- _EXERCISE TASK_
Leaving out every picture, copy the lines of the data exactly, from the first through the line containing "import plotly.graph_objects as go".

═══ GIVEN MATERIAL

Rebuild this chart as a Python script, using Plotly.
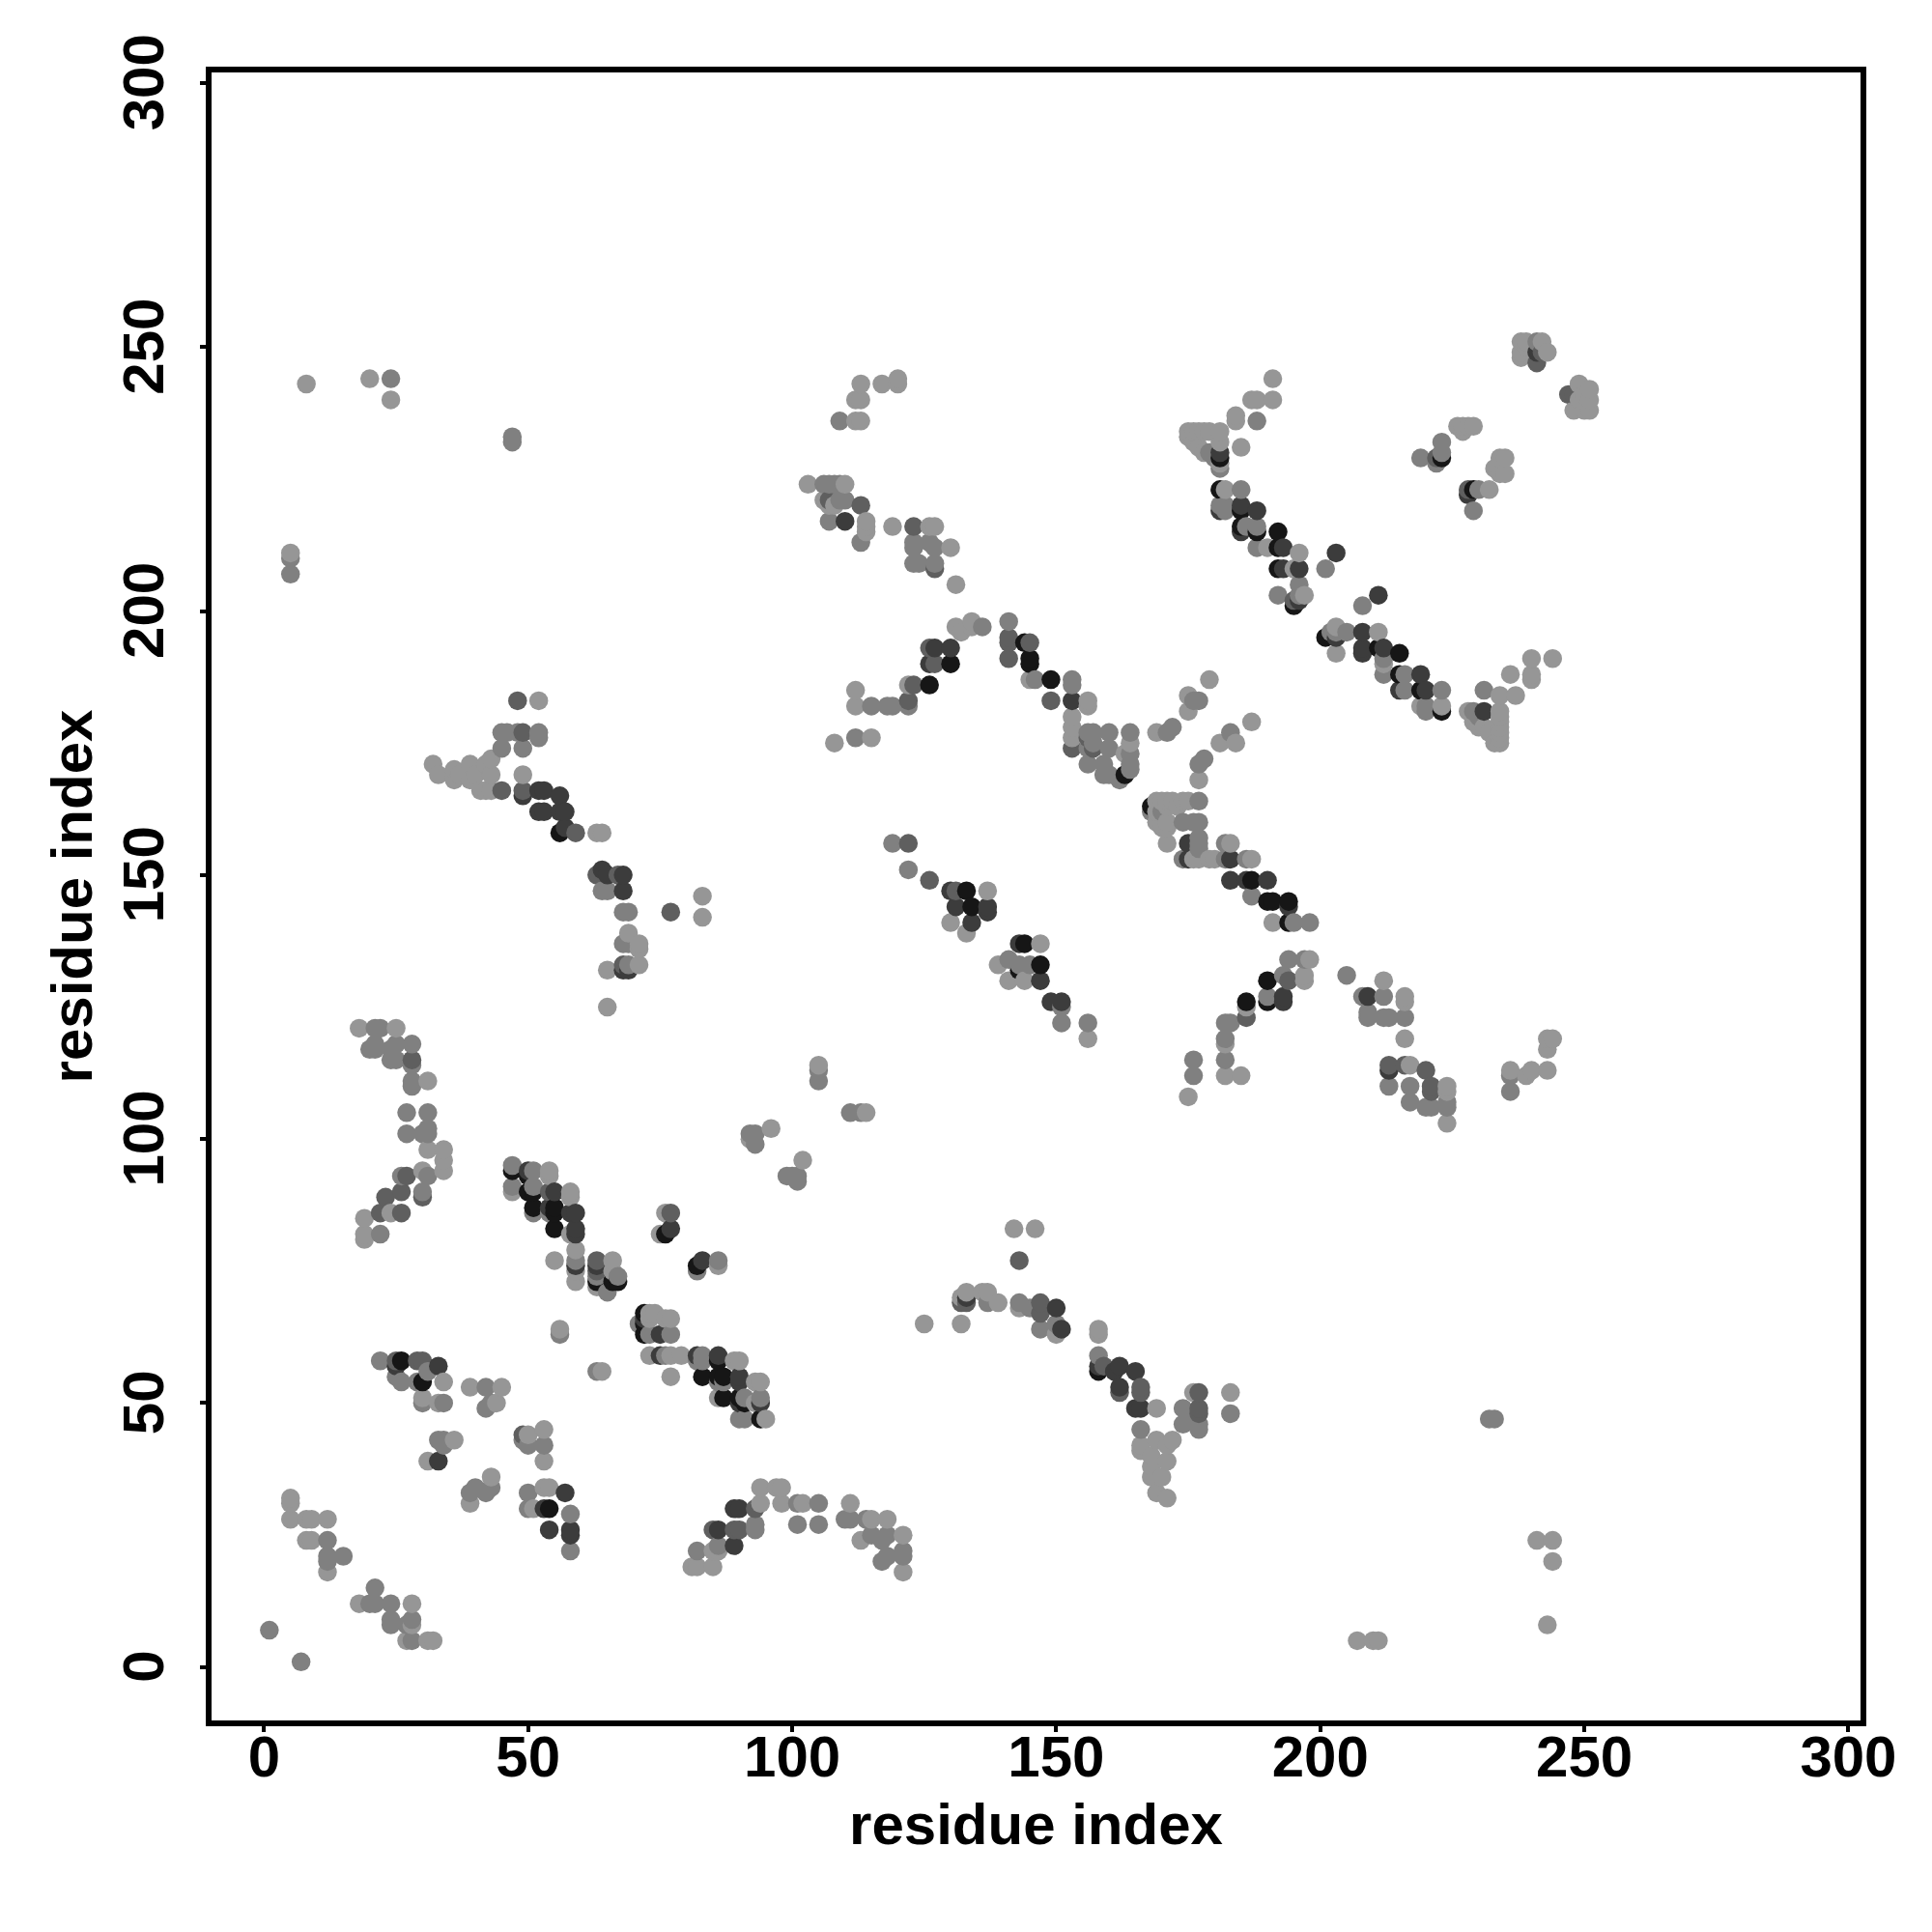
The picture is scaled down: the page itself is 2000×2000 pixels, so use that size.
import plotly.graph_objects as go

# contact pairs (residue i, residue j) grouped by grey level
grey_150 = [(8,243),(20,244),(24,240),(113,243),(117,243),(120,244),(120,243),(112,240),(113,240),(112,236),(113,236),
 (103,224),(110,224),(106,221),(107,220),(108,220),(114,217),(114,216),(114,215),(119,216),(127,216),(126,216),(130,212),(131,205),
 (5,211),(52,183),(32,171),(33,169),(36,170),(36,168),(37,169),(39,171),(40,169),(39,168),(41,166),(42,166),(43,169),(43,166),(49,169),(42,171),(43,172),
 (63,158),(64,158),(69,139),(71,137),(71,136),(71,133),(65,132),(83,146),(83,142),(65,125),
 (175,234),(176,234),(177,234),(175,233),(176,232),(177,231),(178,230),(178,234),(179,234),(181,234),(184,237),(184,236),(185,231),(191,244),(187,240),(188,240),(191,240),
 (226,235),(227,235),(228,235),(229,235),(227,234),(234,229),(235,229),(233,227),(235,226),(234,226),(232,223),(238,251),(239,251),(238,249),(238,248),(239,250),(242,251),(243,249),
 (249,243),(250,241),(251,242),(248,238),(250,238),(251,238),(251,240),(249,240),
 (234,181),(234,180),(234,179),(234,178),(234,177),(234,176),(234,175),(233,175),(232,177),(231,178),(230,178),(229,179),(228,181),(234,184),(237,184),(236,188),(240,191),(240,188),(240,187),(244,191),
 (169,177),(175,184),(175,181),(179,187),(177,168),(184,175),(187,179),(181,175),(171,164),(172,164),(175,164),(170,159),(171,159),(175,156),(177,153),(176,153),(179,153),(171,156),(163,173),(164,175),
 (153,180),(153,178),(153,176),(156,183),(156,182),(132,196),(134,198),(134,197),(131,197),(112,185),(112,182),(108,175),(115,176),(122,186),(145,187),(147,137),(137,147),(130,141),(133,139),(139,133),(141,130),(144,130),
 (5,32),(5,31),(5,28),(8,28),(9,28),(12,28),(8,24),(9,24),(12,18),(18,12),(28,12),(27,5),(31,5),(32,5),(28,8),
 (18,121),(25,121),(31,111),(34,98),(34,96),(34,94),(31,98),(30,94),(19,85),(19,82),(19,81),(24,86),
 (54,94),(54,93),(58,90),(59,79),(55,77),(59,73),(66,77),(66,75),(73,67),(76,66),(77,66),(77,63),(73,59),(75,59),(77,59),(79,59),(77,55),(56,64),(56,63),(63,56),(64,56),(93,50),(93,54),(94,54),
 (34,54),(33,50),(30,51),(39,53),(45,53),(44,50),(31,39),(36,43),(53,45),(50,44),(53,39),(43,36),(54,34),(53,34),(51,30),(39,31),
 (81,19),(82,19),(85,19),(86,22),(85,22),(93,30),(94,31),(94,34),(97,34),(98,34),(98,31),(102,31),(111,31),(113,24),(115,28),(121,25),(121,18),(118,28),
 (96,102),(102,96),(92,100),(105,114),(114,105),(142,83),(146,83),(125,65),(132,65),(132,70),(133,71),(136,71),(137,71),(139,69),(143,68),(150,63),(158,64),(158,63),
 (169,49),(166,42),(166,41),(169,43),(172,43),(168,40),(171,42),(168,38),(171,39),(168,36),(170,36),(169,33),(171,32),(176,52),(183,52),(207,5),(210,5),(211,5),(241,24),(244,24),(244,20),(243,8),
 (175,108),(185,112),(182,112),(216,119),(217,114),(224,110),(224,109),(224,103),(236,113),(239,112),(240,113),(243,119),(244,119),(243,117),(243,113),(212,130),(216,127),(216,126),(196,211),(197,203),(156,119),(182,118)]

grey_128 = [(24,244),(47,233),(47,232),(5,210),(5,207),(109,236),(106,224),(107,224),(108,224),(109,224),(109,221),(110,221),(107,217),(113,213),(123,213),(126,213),(124,209),
 (45,177),(46,177),(48,177),(52,177),(52,176),(45,174),(49,174),(64,147),(65,147),(68,143),(69,143),(68,137),(69,137),(69,133),
 (123,216),(123,212),(127,212),(123,209),(127,209),(136,197),(112,176),(115,182),(118,182),(119,182),(122,182),(141,198),(141,191),(146,187),(153,187),(153,186),(156,177),(157,177),(160,177),(164,177),(156,174),(157,175),(160,174),(164,173),(156,171),(159,171),(159,169),(160,169),(162,168),(164,171),(164,170),
 (171,177),(172,178),(176,183),(177,183),(177,171),(178,172),(183,177),(168,162),(170,162),(174,160),(177,164),(177,160),(174,153),(177,157),(177,155),(182,156),(183,156),(182,153),(186,153),(187,146),
 (194,141),(195,141),(191,141),(119,156),(122,151),(141,134),(143,133),(145,133),(149,126),(151,122),(156,122),(186,126),(182,122),(183,122),(197,134),(198,134),(197,130),(197,131),(205,131),(208,127),(212,123),(209,123),(212,127),(209,124),
 (188,236),(179,230),(180,229),(181,232),(181,227),(182,223),(185,216),(186,216),(188,212),(190,212),(185,215),(201,208),(192,203),(196,205),(196,203),(208,201),
 (203,197),(203,196),(205,196),(203,192),(211,196),(212,191),(212,188),(219,182),(220,181),(223,182),(229,181),(230,180),(231,185),
 (219,229),(222,228),(223,232),(223,230),(229,223),(230,223),(229,219),(241,251),(12,24),(12,21),(15,21),(12,20),(21,15),(21,12),(20,12),(24,12),(24,9),(24,8),(28,9),(27,8),(28,5),(7,1),(1,7),
 (21,121),(22,121),(20,117),(21,117),(21,118),(24,117),(25,118),(28,118),(24,115),(25,115),(28,114),(28,111),(28,110),(27,105),(31,105),(27,101),(30,101),(31,102),(31,101),(31,93),(30,90),(22,82),(26,93),
 (47,95),(47,91),(47,90),(51,91),(50,90),(51,87),(59,76),(58,82),(63,73),(67,74),(65,71),(86,77),(75,82),(76,82),(72,63),(71,65),(73,63),(74,67),(75,63),(82,58),(83,58),(89,58),(90,58),(90,47),(91,47),(94,47),(95,47),(94,50),(86,54),(90,55),
 (22,58),(25,55),(26,54),(29,54),(31,56),(30,50),(34,50),(42,53),(43,50),(42,49),(33,43),(34,43),(34,42),(50,42),(49,43),(53,42),(40,34),(42,33),(43,34),(39,33),(50,33),(50,30),(58,29),(58,22),
 (82,22),(85,26),(86,23),(93,27),(93,26),(101,31),(101,27),(105,31),(105,27),(110,28),(111,28),(114,28),(115,25),(118,25),(117,24),(121,22),(121,21),(118,21),(117,20),
 (93,101),(92,101),(93,99),(99,93),(100,93),(101,93),(101,92),(105,113),(105,111),(111,105),(113,105),(147,69),(143,69),(137,69),(145,68),(147,64),(150,65),(158,59),(166,45),(174,49),(174,46),(175,48),(177,46),(177,45),(232,47),(233,47),(183,48),(176,115),(176,112),(182,115),(182,119),(209,123),(213,123),(216,123),(213,110),(217,110),(217,107),(220,106),(221,106),(224,107),(224,106),(236,112),(236,109),(151,125),(156,122)]

grey_95 = [(48,183),(49,177),(49,166),(49,165),(45,166),(59,158),(67,150),(64,151),(63,150),(77,143),(68,133),(107,221),(113,220),(113,220),(123,216),(127,208),
 (130,190),(126,193),(127,190),(123,186),(122,183),(145,194),(141,195),(141,194),(149,183),(153,183),(153,174),(156,176),(157,174),
 (181,220),(182,219),(185,223),(192,212),(192,208),(193,212),(195,202),(195,201),(213,114),(213,113),(220,113),(221,110),(221,109),(186,123),(216,114),
 (122,156),(183,149),(190,149),(194,144),(126,149),(141,191),(133,147),(131,144),(131,147),(209,127),(186,126),
 (194,134),(194,130),(28,115),(23,89),(26,86),(26,90),(27,93),(30,89),(22,86),(25,58),(29,58),(30,58),(76,59),(83,77),(82,75),
 (51,94),(54,90),(55,90),(58,86),(58,89),(77,86),(76,86),(63,77),(63,75),(59,75),(89,26),(90,26),(93,30),(85,26),(86,51),(87,51),(90,51),(91,51),(49,44),(143,77),(133,69),(132,69),(147,67),(159,57),(147,69),
 (166,53),(166,52),(162,52),(177,52),(177,49),(177,48),(123,216),(228,223),(222,229),(241,247),(242,249),(247,241),(248,241)]

grey_60 = [(47,94),(50,94),(50,90),(54,87),(58,86),(59,86),(59,83),(59,82),(77,83),(76,82),(82,76),(83,77),(72,66),(86,58),(86,59),(83,55),(90,54),(91,50),(94,51),
 (26,58),(25,57),(33,57),(30,54),(33,39),(53,30),(57,33),(58,26),(58,25),(54,26),(89,23),(86,26),(89,30),(90,30),
 (150,68),(151,64),(133,70),(161,56),(162,57),(165,56),(162,53),(166,49),(165,49),(158,57),
 (49,165),(52,166),(53,166),(56,165),(52,162),(53,162),(56,162),(57,162),(56,158),(57,159),(64,151),(65,150),(68,147),(68,150),(69,132),(68,132),
 (110,217),(126,190),(127,193),(130,193),(149,187),(143,137),(144,137),(147,130),(151,126),(153,183),(130,147),(131,144),(134,141),(137,144),(137,143),(149,126),
 (181,223),(181,219),(185,220),(188,219),(188,216),(193,208),(196,208),(203,211),(211,203),(203,195),(208,196),(208,193),(212,193),(215,188),(216,188),(219,188),(220,185),(223,181),(213,113),(193,127),(193,126),(190,127),(181,230),(181,229),(231,181),(228,222),(241,249),(183,153),(190,145)]

grey_22 = [(50,93),(51,87),(55,87),(55,83),(54,86),(72,65),(72,63),(82,76),(83,55),(87,55),(86,58),(87,51),(91,50),(54,30),(30,54),(26,58),(158,56),
 (56,158),(126,186),(130,190),(145,191),(145,190),(144,194),(149,187),(133,147),(134,144),(147,133),(143,132),(144,137),(163,169),(187,149),(190,145),(194,145),(192,215),(192,212),(192,208),(215,192),(215,185),(212,193),(208,193),(201,195),(216,185),(220,185),(190,130),(186,126),(181,223),(185,219),(188,215)]

# second reading of the densest stretches; these override the first reading
fix_150 = [(47,90),(54,94),(54,93),(58,90),(58,89),(59,79),(59,75),(59,73),(55,77),(63,72),(66,77),(76,86),(75,82),(86,76),(56,64),(64,56),(73,59),(79,59),(77,55),(89,58),(90,58),(93,54),(94,54),(93,50),(95,47),(86,51),(74,67),(76,66),(77,66),(58,82),
 (174,164),(173,163),(171,163),(180,153),(183,156),(187,153),(191,141),(198,134),(197,131),(197,130),(186,125),(196,211),(190,212),(197,203),(212,190),(203,197),(203,192),(182,223),(211,196),(223,182),(219,182),(232,223),(195,208),(181,228),(181,232),
 (169,164),(170,164),(169,162),(169,160),(171,160),(73,66)]
fix_128 = [(47,95),(47,91),(51,91),(51,94),(86,77),(82,75),(63,74),(67,74),(65,71),(56,63),(63,56),(71,65),(73,63),(77,63),(76,59),(83,59),(83,58),(87,54),(90,47),(91,47),(94,51),(91,51),(59,77),(54,86),(51,86),(177,164),(168,162),(174,160),(177,157),(177,156),(182,153),(186,153),(187,146),(195,141),(198,141),(194,134),(193,131),(190,127),(205,131),(208,127),(185,223),(182,220),(181,220),(182,219),(186,216),(188,216),(188,212),(196,205),(192,203),(205,196),(212,188),(216,188),(216,185),(220,182),(223,185),(229,219),(219,229),(222,228),(230,223),(201,208),(208,201),(202,196),(176,160)]
fix_60 = [(50,94),(55,90),(54,87),(58,86),(59,86),(59,83),(59,82),(59,76),(63,76),(77,83),(83,77),(72,66),(75,63),(82,59),(86,59),(75,59),(90,55),(90,54),(90,50),(94,50),(183,153),(183,149),(186,149),(190,149),(175,156),(175,153),(194,144),(193,127),(193,126),(209,127),(185,220),(188,219),(185,215),(193,212),(193,208),(196,208),(196,202),(203,211),(211,203),(203,195),(208,196),(208,193),(208,192),(212,193),(215,185),(219,188),(220,185),(181,230),(228,222)]
fix_22 = [(47,94),(50,90),(51,90),(51,87),(55,87),(55,86),(55,83),(63,73),(66,73),(67,73),(76,82),(82,76),(72,67),(72,63),(83,55),(87,55),(86,55),(87,51),(90,51),(94,47),(168,163),(187,149),(190,145),(191,145),(194,145),(194,141),(190,130),(186,126),(190,126),(181,223),(185,216),(188,215),(192,215),(192,212),(192,208),(195,201),(201,195),(211,193),(215,192),(215,188),(219,185),(223,181),(229,223),(181,229),(223,229)]

READINGS = [(150, grey_150), (128, grey_128), (95, grey_95), (60, grey_60), (22, grey_22),
            (150, fix_150), (128, fix_128), (60, fix_60), (22, fix_22)]

tick_values = [0, 50, 100, 150, 200, 250, 300]
tick_labels = ["0", "50", "100", "150", "200", "250", "300"]
axis_label = "residue index"
FONT = "Liberation Sans"

seen = {}
for level, pts in READINGS:
    for p in pts:
        seen[p] = level            # later reading wins
ordered = sorted(seen)             # drawn by residue i then j, later on top
xs = [p[0] for p in ordered]
ys = [p[1] for p in ordered]
cols = [f"rgb({seen[p]},{seen[p]},{seen[p]})" for p in ordered]

fig = go.Figure(go.Scatter(x=xs, y=ys, mode="markers",
                           marker=dict(size=19.5, color=cols, line=dict(width=0))))

W, H = 2000, 2000
L, R, T, B = 219.3, 1925.7, 75, 1781   # inner plot frame in pixels
OFFSET = 8                             # page margin of the browser
font_bold = dict(family=FONT, size=60, color="black", weight="bold")
axis_common = dict(tickmode="array", tickvals=tick_values, showgrid=False, zeroline=False,
                   showline=True, mirror=True, linecolor="black", linewidth=6,
                   ticks="outside", ticklen=6, tickwidth=3.5, tickcolor="black",
                   tickfont=font_bold)
fig.update_xaxes(range=[-9.95, 302.3], automargin=False, ticklabelstandoff=-26, ticktext=tick_labels,
                 title=dict(text=axis_label, standoff=18, font=font_bold), **axis_common)
# a trailing no-break space centres the rotated digits on their ticks
fig.update_yaxes(range=[-10.1, 302.0], automargin=False, tickangle=-90, ticklabelstandoff=14,
                 ticktext=[t + "\u00a0" for t in tick_labels],
                 title=dict(text=axis_label, standoff=2, font=font_bold), **axis_common)
fig.update_layout(width=W, height=H, autosize=False, showlegend=False,
                  plot_bgcolor="white", paper_bgcolor="white",
                  margin=dict(l=L - OFFSET, r=W - R + OFFSET, t=T - OFFSET, b=H - B + OFFSET, pad=0))
fig.write_html("out.html")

══════

- _WRITTEN ANSWER_
Rebuild this chart as a Python script, using Plotly.
The picture is scaled down: the page itself is 2000×2000 pixels, so use that size.
import plotly.graph_objects as go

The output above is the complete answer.